Aim
Starting at the first line of the listing below, repeat each line exactly until the line containing "(7,12) -- (1074,12);", which you include. Leave out pictures.

Provided material
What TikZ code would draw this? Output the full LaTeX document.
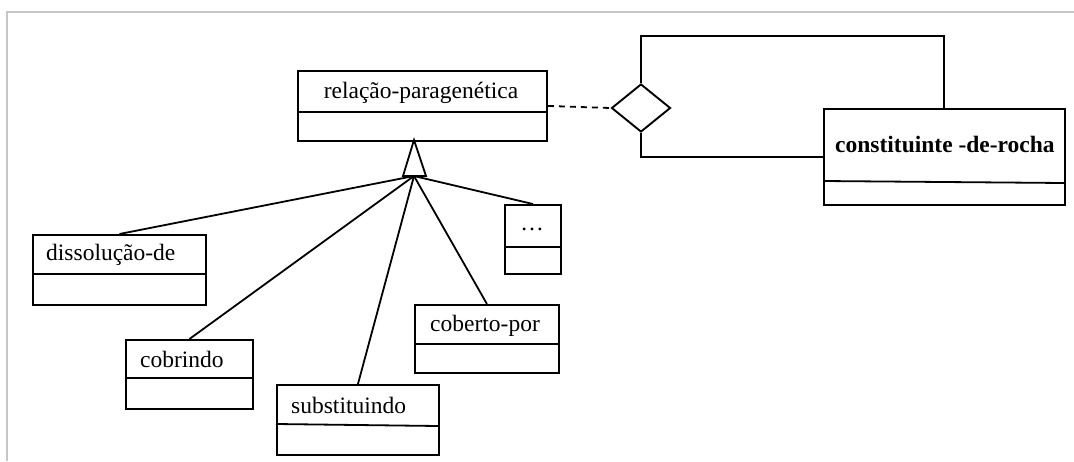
\documentclass[tikz,border=0pt]{standalone}
\usepackage{fontspec}
\setmainfont{Liberation Serif}
\usetikzlibrary{shapes.geometric}
\tikzset{
  umlbox/.style={draw, line width=1.9pt, inner sep=0pt, anchor=north west},
  lbl/.style={font=\fontsize{23.5}{28}\selectfont, inner sep=0pt, anchor=base west},
  conn/.style={line width=1.8pt},
  frame/.style={draw=black!22, line width=2pt},
}
\begin{document}
\begin{tikzpicture}[x=1pt,y=-1pt]
\useasboundingbox (0,0) rectangle (1074,461);
\draw[frame] (7,461) -- (7,12) -- (1074,12);

% classes
\node[umlbox, minimum width=249, minimum height=70] (rel) at (297,70) {};
\draw[conn] (297,112) -- (546,112);
\node[lbl, anchor=base] (relt) at (421,98) {relação-paragenética};

\node[umlbox, minimum width=241, minimum height=96] (cdr) at (823,108) {};
\draw[conn] (823,181) -- (1064,183);
\node[lbl, anchor=base west, font=\fontsize{23.5}{28}\selectfont\bfseries] (cdrt) at (835,152) {constituinte -de-rocha};

\node[umlbox, minimum width=173, minimum height=70] (dis) at (32,234) {};
\draw[conn] (32,274) -- (205,274);
\node[lbl] (dist) at (46,260) {dissolução-de};

\node[umlbox, minimum width=127, minimum height=69] (cob) at (125,339) {};
\draw[conn] (125,378) -- (252,378);
\node[lbl] (cobt) at (140,367) {cobrindo};

\node[umlbox, minimum width=162, minimum height=70] (sub) at (276,384) {};
\draw[conn] (276,424) -- (438,426);
\node[lbl] (subt) at (291,413) {substituindo};

\node[umlbox, minimum width=144, minimum height=68] (cpo) at (414,304) {};
\draw[conn] (414,344) -- (558,344);
\node[lbl] (cpot) at (430,331) {coberto-por};

\node[umlbox, minimum width=56, minimum height=69] (etc) at (504,204) {};
\draw[conn] (504,247) -- (560,247);
\node[lbl, anchor=center] (etct) at (532,229) {…};

% generalization
\coordinate (apex) at (414,140);
\coordinate (tb) at (414,176);
\draw[conn, line join=miter] (apex) -- (403,176) -- (426,176) -- cycle;
\draw[conn] (tb) -- (dis.north);
\draw[conn] (tb) -- (cob.north);
\draw[conn] (tb) -- (sub.north);
\draw[conn] (tb) -- (cpo.north);
\draw[conn] (tb) -- (etc.north);

% association diamond
\node[draw, diamond, line width=1.9pt, inner sep=0pt, minimum width=59, minimum height=48] (dia) at (641,108) {};
\draw[conn, dashed, dash pattern=on 6pt off 5pt] (rel.east) -- (dia.west);
\coordinate (tp) at (944,36);
\draw[conn] (dia.north) |- (tp) -- (tp |- cdr.north);
\draw[conn] (dia.south) |- (cdr.west);
\end{tikzpicture}
\end{document}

Solution
What TikZ code would draw this? Output the full LaTeX document.
\documentclass[tikz,border=0pt]{standalone}
\usepackage{fontspec}
\setmainfont{Liberation Serif}
\usetikzlibrary{shapes.geometric}
\tikzset{
  umlbox/.style={draw, line width=1.9pt, inner sep=0pt, anchor=north west},
  lbl/.style={font=\fontsize{23.5}{28}\selectfont, inner sep=0pt, anchor=base west},
  conn/.style={line width=1.8pt},
  frame/.style={draw=black!22, line width=2pt},
}
\begin{document}
\begin{tikzpicture}[x=1pt,y=-1pt]
\useasboundingbox (0,0) rectangle (1074,461);
\draw[frame] (7,461) -- (7,12) -- (1074,12);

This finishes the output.